De Muller Solimar Tinto Crianza 2008
Półka - na wysokości pasa
Gdzie i czemu tak drogo - Winosfera
i 29,75 zł (zakup własny)
Do Ideału? - Nawet może być (3 pkt.)
Hiszpan
wydawał się być interesujący, bo jego kuzyn produkcyjny - De MullerCabernet Sauvignon 2008 był pyszny. Solimar jednak aż tak wyrazisty mi się nie
wydał - może dlatego, że mało owocowy w aromacie, tylko taki… beczkowo-piwniczny.

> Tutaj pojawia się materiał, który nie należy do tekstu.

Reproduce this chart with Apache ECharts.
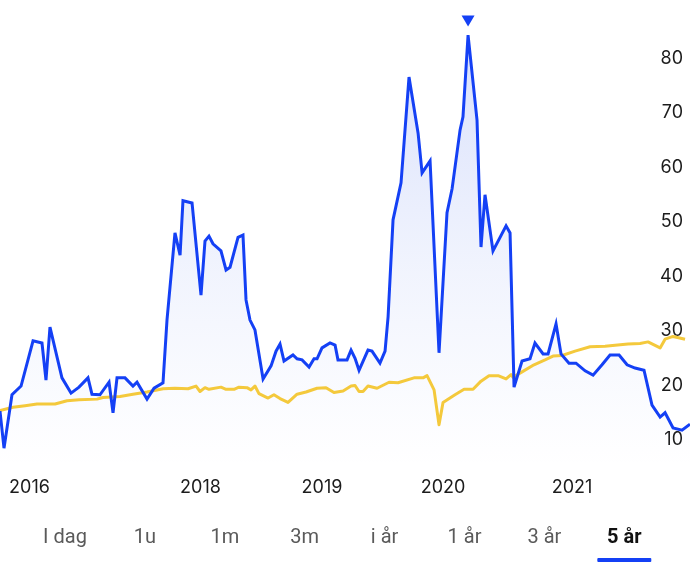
<!DOCTYPE html>
<html>
<head>
<meta charset="utf-8">
<script src="https://cdn.jsdelivr.net/npm/echarts@6/dist/echarts.min.js"></script>
<style>
  html, body { margin: 0; padding: 0; background: #ffffff; }
  #chart { width: 690px; height: 563px; }
</style>
</head>
<body>
<div id="chart"></div>
<script>
// ---- data (dates as decimal years) ----
const blueDates = [
  2016.350,2016.383,2016.449,2016.524,2016.623,2016.697,2016.730,2016.763,2016.862,2016.937,
  2017.003,2017.077,2017.110,2017.176,2017.251,2017.284,2017.317,2017.383,2017.449,2017.482,
  2017.565,2017.623,2017.697,2017.730,2017.796,2017.838,2017.862,2017.937,2018.011,2018.044,
  2018.077,2018.110,2018.176,2018.218,2018.251,2018.317,2018.358,2018.383,2018.416,2018.457,
  2018.524,2018.590,2018.631,2018.664,2018.697,2018.771,2018.805,2018.846,2018.904,2018.945,
  2018.970,2019.011,2019.077,2019.119,2019.143,2019.218,2019.251,2019.284,2019.317,2019.391,
  2019.424,2019.490,2019.532,2019.557,2019.598,2019.664,2019.730,2019.805,2019.838,2019.904,
  2019.978,2020.044,2020.086,2020.152,2020.176,2020.218,2020.292,2020.325,2020.358,2020.424,
  2020.532,2020.565,2020.598,2020.664,2020.730,2020.771,2020.838,2020.879,2020.945,2020.986,
  2021.052,2021.110,2021.185,2021.251,2021.325,2021.391,2021.466,2021.532,2021.598,2021.672,
  2021.738,2021.805,2021.846,2021.912,2021.986,2022.052
];
const blueValues = [
  15.3,8.5,18.3,19.9,28.2,27.8,21.0,30.7,21.4,18.6,
  19.7,21.4,18.4,18.3,20.6,15.0,21.4,21.4,19.9,20.6,
  17.5,19.5,20.5,32.0,48.0,43.9,53.9,53.5,36.6,46.5,
  47.4,46.0,44.7,41.2,41.7,47.2,47.6,35.7,32.0,30.2,
  21.2,23.6,26.3,27.6,24.5,25.6,24.9,24.7,23.4,24.9,
  24.9,26.9,27.8,27.4,24.7,24.7,26.5,25.0,22.8,26.5,
  26.3,24.1,26.3,32.6,50.4,57.2,76.6,66.3,59.0,61.2,
  26.0,51.7,56.1,66.9,69.3,84.3,68.7,45.4,55.0,44.7,
  49.3,48.0,19.7,24.5,24.9,27.8,25.8,25.8,31.3,25.8,
  24.1,24.1,22.7,21.9,23.8,25.6,25.6,23.8,23.2,22.8,
  16.4,14.2,15.0,12.2,11.8,12.9
];
const yellowDates = [
  2016.350,2016.457,2016.557,2016.656,2016.805,2016.904,2017.003,2017.152,2017.201,2017.342,
  2017.449,2017.565,2017.697,2017.796,2017.904,2017.970,2018.003,2018.044,2018.077,2018.176,
  2018.218,2018.284,2018.325,2018.391,2018.424,2018.457,2018.490,2018.565,2018.614,2018.664,
  2018.730,2018.805,2018.879,2018.970,2019.044,2019.110,2019.185,2019.251,2019.284,2019.317,
  2019.350,2019.391,2019.466,2019.565,2019.639,2019.771,2019.846,2019.879,2019.937,2019.978,
  2020.011,2020.110,2020.185,2020.259,2020.325,2020.391,2020.466,2020.532,2020.573,2020.590,
  2020.664,2020.763,2020.854,2020.920,2020.995,2021.102,2021.226,2021.350,2021.433,2021.540,
  2021.639,2021.705,2021.805,2021.846,2021.912,2022.011
];
const yellowValues = [
  15.4,16.0,16.3,16.6,16.6,17.2,17.4,17.5,17.8,18.0,
  18.4,18.8,19.4,19.5,19.4,19.9,18.9,19.6,19.3,19.7,
  19.3,19.3,19.7,19.6,19.2,19.9,18.5,17.7,18.3,17.6,
  16.9,18.4,18.8,19.5,19.6,18.7,19.0,19.9,20.0,18.9,
  18.9,19.9,19.5,20.6,20.5,21.4,21.4,21.8,19.2,12.8,
  16.9,18.3,19.3,19.3,20.8,21.8,21.8,21.2,22.0,21.5,
  22.5,23.8,24.7,25.4,25.5,26.3,27.1,27.2,27.4,27.6,
  27.7,28.0,26.9,28.5,29.0,28.5
];
const yTicks = [10, 20, 30, 40, 50, 60, 70, 80];
const xTickPos = [2016.594, 2018.007, 2019.011, 2020.011, 2021.077];
const xTickLabels = ['2016', '2018', '2019', '2020', '2021'];
const tabs = ['I dag', '1u', '1m', '3m', 'i år', '1 år', '3 år', '5 år'];
const activeTab = '5 år';

// ---- chart ----
const BLUE = '#1440f5';
const YELLOW = '#f4c93c';
const bluePairs = blueDates.map((d, i) => [d, blueValues[i]]);
const yellowPairs = yellowDates.map((d, i) => [d, yellowValues[i]]);

const tabElements = [];
tabs.forEach((t, i) => {
  const active = t === activeTab;
  tabElements.push({
    type: 'text',
    x: 65 + i * 79.9,
    y: 538,
    style: {
      text: t,
      fill: active ? '#111111' : '#5a5a5a',
      font: (active ? 'bold ' : '') + '20px Roboto',
      textAlign: 'center',
      textVerticalAlign: 'middle'
    }
  });
  if (active) {
    tabElements.push({
      type: 'rect',
      shape: { x: 65 + i * 79.9 - 27, y: 558, width: 54, height: 4, r: 1 },
      style: { fill: BLUE }
    });
  }
});

const chart = echarts.init(document.getElementById('chart'), null, { renderer: 'canvas' });
chart.setOption({
  animation: false,
  backgroundColor: '#ffffff',
  grid: { left: 0, right: 0, top: 4, height: 463.25, containLabel: false },
  xAxis: {
    type: 'value',
    min: 2016.35,
    max: 2022.052,
    axisLine: { show: false },
    axisTick: { show: false },
    splitLine: { show: false },
    axisLabel: {
      customValues: xTickPos,
      formatter: function (v) {
        let best = 0, bd = Infinity;
        xTickPos.forEach((p, i) => { const d = Math.abs(p - v); if (d < bd) { bd = d; best = i; } });
        return xTickLabels[best];
      },
      margin: 11,
      color: '#1c1c1c',
      fontSize: 18,
      fontFamily: 'Inter'
    }
  },
  yAxis: {
    type: 'value',
    position: 'right',
    min: 5,
    max: 90,
    axisLine: { show: false },
    axisTick: { show: false },
    splitLine: { show: false },
    axisLabel: {
      customValues: yTicks,
      inside: true,
      margin: 7,
      color: '#1c1c1c',
      fontSize: 18,
      fontFamily: 'Inter'
    }
  },
  series: [
    {
      name: 'area',
      type: 'line',
      data: bluePairs,
      showSymbol: false,
      lineStyle: { width: 0 },
      areaStyle: {
        origin: 'start',
        color: new echarts.graphic.LinearGradient(0, 0, 0, 1, [
          { offset: 0, color: 'rgba(45, 85, 235, 0.26)' },
          { offset: 0.55, color: 'rgba(60, 100, 235, 0.10)' },
          { offset: 1, color: 'rgba(80, 110, 235, 0.0)' }
        ])
      },
      z: 1,
      silent: true
    },
    {
      name: 'index',
      type: 'line',
      data: yellowPairs,
      showSymbol: false,
      lineStyle: { width: 3, color: YELLOW, join: 'round' },
      z: 2
    },
    {
      name: 'stock',
      type: 'line',
      data: bluePairs,
      showSymbol: false,
      lineStyle: { width: 3, color: BLUE, join: 'miter', miterLimit: 6 },
      itemStyle: { color: BLUE },
      markPoint: {
        symbol: 'triangle',
        symbolRotate: 180,
        symbolSize: [13, 11],
        symbolOffset: [0, -14],
        label: { show: false },
        itemStyle: { color: BLUE },
        data: [{ type: 'max' }]
      },
      z: 3
    }
  ],
  graphic: { elements: tabElements }
});
</script>
</body>
</html>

Aromat ot taki winny, niezbyt wyrazisty, a smak lekko ziemisty, najpierw
gładki. Ale po chwili przechodzi w wyraźny i twardy finisz, nieco chropowaty, wyskakujący
nagle. Ta końcówka jest niespodziewana i dość cierpka, jakby była rozwinięciem zupełnie
innego smaku, niż ten, który od razu czujemy.
Nie znaczy to, że wino jest jakieś wyjątkowe. Ot, winiacz - jak to pisują
znawcy: Sherlockowie i różni Watsonowie winnej blogosfery - "pijalny".
Taki, co to nawet może być.
Winiacz na 3 punkty w 7-punktowej skali!